“Ciao amore, ciao”, l’ultimo canto di Luigi Tenco

Era la sera del 26 Gennaio 1967, all’interno del casinò della città di Sanremo cinquanta cantanti si sarebbero esibiti per ottenere un posto alla serata finale del Festival della musica italiana. Tra i partecipanti vi era il nome di Luigi Tenco, giovane cantautore di quasi ventinove anni proveniente dalla scuola genovese della quale facevano parte anche Fabrizio De Andrè, Gino Paoli e Bruno Lauzi. Il brano scelto dal cantautore e dalla compagna Dalida per la competizione canora fu “Ciao, amore, ciao”. Il pezzo in origine fu concepito con il titolo “Li vidi tornare”, in tale versione si cantava dei soldati partiti per il fronte e tornati soltanto all’interno dei sogni delle persone che li hanno amati. Nessuno quella notte poteva immaginare che avrebbe assistito all’ultima apparizione del cantautore genovese.

Tenco quella sera apparve agitato e poco lucido, l’ansia lo stava distruggendo e nel tentativo di rasserenare il suo animo commise l’errore di cercare conforto nell’alcol. A peggiorare la situazione, durante le prove gli riferirono che la versione della compagna Dalida era più piacevole della sua. Prima di salire sul palco incontrò il conduttore del festival Mike Bongiorno al quale confiderà: “Questa è l’ultima volta”, parole non colte e fraintese dal presentatore. L’esibizione di Tenco fu tutt’altro che gradevole, l’alcol e l’ansia combinati insieme impedirono al cantautore di tenere il ritmo dell’orchestra la quale lamenterà la propria difficoltà nel seguirlo; Dalida dietro le quinte protesterà poiché il suo compagno le stava rovinando la canzone. L’esclusione dalla serata finale fu inevitabile, la notizia venne riferita a Tenco mentre questo era addormentato sopra un tavolo da biliardo.

Il 27 Gennaio 1967 il cadavere di Luigi Tenco fu ritrovato nella sua camera d’albergo, deceduto a seguito di un colpo di pistola che lo colpì alla testa. Vicino a lui fu ritrovato un biglietto nel quale il cantautore genovese manifestò il proprio sconforto per l’esclusione:

Io ho voluto bene al pubblico italiano e gli ho dedicato inutilmente cinque anni della mia vita. Faccio questo non perché sono stanco della vita (tutt’altro) ma come atto di protesta contro un pubblico che manda Io tu e le rose in finale e ad una commissione che seleziona La rivoluzione.
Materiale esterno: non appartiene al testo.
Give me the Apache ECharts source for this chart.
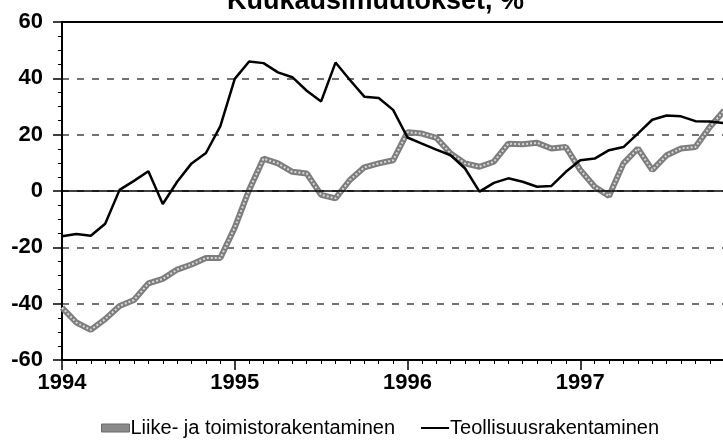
<!DOCTYPE html>
<html>
<head>
<meta charset="utf-8">
<script src="https://cdn.jsdelivr.net/npm/echarts@6/dist/echarts.min.js"></script>
<style>
  html, body { margin: 0; padding: 0; background: #fff; }
  #chart { width: 723px; height: 443px; }
</style>
</head>
<body>
<div id="chart"></div>
<script>
// kuukaudet tammikuu 1994 -> marraskuu 1997 (indeksi 0 = 1/1994)
const yearTicks = ['1994', '1995', '1996', '1997']

// Liike- ja toimistorakentaminen
const liike = [
  -41.4, -46.7, -49.3, -45.5, -40.8, -38.7, -32.8, -31.2, -27.9, -26.1, -23.8, -23.8,
  -13.0, 0.4, 11.5, 9.8, 6.8, 6.2, -1.4, -2.6, 3.9, 8.4, 9.8, 10.9,
  20.9, 20.4, 18.9, 13.3, 9.8, 8.6, 10.4, 16.8, 16.6, 17.1, 15.1, 15.6,
  7.5, 1.5, -1.8, 9.8, 15.1, 7.4, 12.7, 15.1, 15.6, 22.7, 28.6
]

// Teollisuusrakentaminen
const teollisuus = [
  -16.1, -15.3, -15.9, -11.6, 0.4, 3.6, 7.0, -4.6, 3.3, 9.8, 13.5, 23.0,
  39.8, 46.0, 45.4, 42.1, 40.4, 35.6, 31.8, 45.6, 39.4, 33.5, 33.0, 28.8,
  19.0, 16.8, 14.7, 12.7, 8.0, -0.2, 2.9, 4.5, 3.3, 1.5, 1.8, 6.8,
  10.9, 11.5, 14.5, 15.6, 20.4, 25.3, 26.8, 26.5, 24.8, 24.7, 24.1
]

const toPairs = arr => arr.map((v, i) => [i, v])

const font = "'Liberation Sans', Arial, sans-serif"

const chart = echarts.init(document.getElementById('chart'))

const option = {
  animation: false,
  backgroundColor: '#fff',
  title: {
    text: 'Kuukausimuutokset, %',
    left: 222,
    top: -17,
    textStyle: {
      fontFamily: font,
      fontWeight: 'bold',
      fontSize: 27,
      color: '#000'
    }
  },
  legend: {
    left: 96,
    top: 413,
    itemGap: 26,
    itemWidth: 28,
    itemHeight: 8,
    data: [
      {
        name: 'Liike- ja toimistorakentaminen',
        icon: 'rect',
        itemStyle: { color: '#8a8a8a', borderColor: '#6a6a6a', borderWidth: 1 }
      },
      {
        name: 'Teollisuusrakentaminen',
        // ohut viiva, laatikon reunapisteet pitävät mittasuhteet
        icon: 'path://M0,0L0.1,0L0.1,0.1Z M0,3L28,3L28,5L0,5Z M27.9,8L28,8L28,7.9Z',
        itemStyle: { color: '#000' }
      }
    ],
    textStyle: {
      fontFamily: font,
      fontSize: 20,
      color: '#000',
      padding: [0, 0, 0, -4]
    }
  },
  grid: {
    left: 62,
    top: 22,
    width: 691,
    bottom: 83,
    outerBoundsMode: 'none'
  },
  xAxis: [
    {
      type: 'value',
      min: 0,
      max: 48,
      interval: 12,
      position: 'bottom',
      axisLine: { show: true, onZero: false, lineStyle: { color: '#000', width: 2 } },
      axisTick: { show: true, length: 10, lineStyle: { color: '#000', width: 1.5 } },
      minorTick: { show: true, splitNumber: 12, length: 4, lineStyle: { color: '#000', width: 1 } },
      splitLine: { show: false },
      axisLabel: {
        margin: 12,
        fontFamily: font,
        fontWeight: 'bold',
        fontSize: 22,
        color: '#000',
        formatter: v => (v % 12 === 0 ? yearTicks[v / 12] || '' : '')
      }
    },
    {
      type: 'value',
      min: 0,
      max: 48,
      position: 'top',
      axisLine: { show: true, onZero: false, lineStyle: { color: '#000', width: 2 } },
      axisTick: { show: false },
      axisLabel: { show: false },
      splitLine: { show: false }
    }
  ],
  yAxis: {
    type: 'value',
    min: -60,
    max: 60,
    interval: 20,
    axisLine: { show: true, onZero: false, lineStyle: { color: '#000', width: 2 } },
    axisTick: { show: true, length: 9, lineStyle: { color: '#000', width: 1.5 } },
    minorTick: { show: true, splitNumber: 4, length: 4, lineStyle: { color: '#000', width: 1 } },
    splitLine: { show: true, lineStyle: { color: '#444', width: 1.5, type: [7, 8] } },
    axisLabel: {
      margin: 19,
      fontFamily: font,
      fontWeight: 'bold',
      fontSize: 22,
      color: '#000'
    }
  },
  series: [
    {
      name: 'Liike- ja toimistorakentaminen',
      type: 'line',
      data: toPairs(liike),
      showSymbol: false,
      symbol: 'none',
      color: '#7d7d7d',
      lineStyle: { color: '#7d7d7d', width: 6 },
      z: 3
    },
    {
      // kuvion "helmi"-pinta harmaan viivan päällä
      name: 'liike_pattern',
      type: 'line',
      data: toPairs(liike),
      showSymbol: false,
      symbol: 'none',
      silent: true,
      lineStyle: { color: '#d8d8d8', width: 2, type: [2, 2] },
      z: 4
    },
    {
      name: 'Teollisuusrakentaminen',
      type: 'line',
      data: toPairs(teollisuus),
      showSymbol: false,
      symbol: 'none',
      color: '#000',
      lineStyle: { color: '#000', width: 2.5 },
      z: 5,
      markLine: {
        silent: true,
        symbol: 'none',
        label: { show: false },
        lineStyle: { color: '#000', width: 1.5, type: 'solid' },
        data: [{ yAxis: 0 }]
      }
    }
  ]
}

chart.setOption(option)
</script>
</body>
</html>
Spero che serva a chiarire le idee a qualcuno. Ciao. Luigi.

L’ironia della sorte volle che tra le prime persone a ritrovare il suo corpo ci fu Lucio Dalla che alloggiava vicino alla stanza del cantautore genovese e quell’anno partecipava al festival con la canzone “Bisogna Saper Perdere”.

Il brano portato in gara dalla coppia Tenco – Dalida non è solo la narrazione di una storia d’amore a distanza tra due giovani ragazzi, questa tematica è sfruttata come cornice per impostare il vero racconto della canzone. Il brano tratta l’emigrazione e l’abbandono delle campagne in favore di una maggiore industrializzazione, tematica non del tutto nuova e portata l’anno precedente al festival anche da Adriano Celentano con la ben nota “Il Ragazzo della Via Gluck”. La canzone di Tenco narra di un ragazzo che decide di abbandonare il proprio paese natio per trasferirsi in città nella speranza di coltivare un futuro migliore, qui troverà un ambiente completamente differente da quello lasciato e presto si renderà conto che non è il luogo adatto per le sue fortune. Ritrovatosi senza un soldo manifesterà il suo desiderio di tornare dalla sua amata.

Non saper fare niente in un mondo che sa tutto

E non avere un soldo nemmeno per tornare.

Il brano è costruito attorno alla contrapposizione tra la campagna e la città. Se la prima è costituita da un’unica strada bianca come il sale, un posto la cui sopravvivenza è legata alle aleatorie condizioni climatiche, la seconda è un mondo di luci, formato da mille strade grigie come il fumo. Il protagonista del brano sembra uscito da un racconto di Giovanni Verga: nel tentativo di migliorare il proprio status sociale si trasferisce ma qui sarà colpito dalla sfortuna e perderà non solo i suoi soldi ma anche i propri riferimenti, emblematica in questo senso è la frase

In un mondo di luci sentirsi nessuno.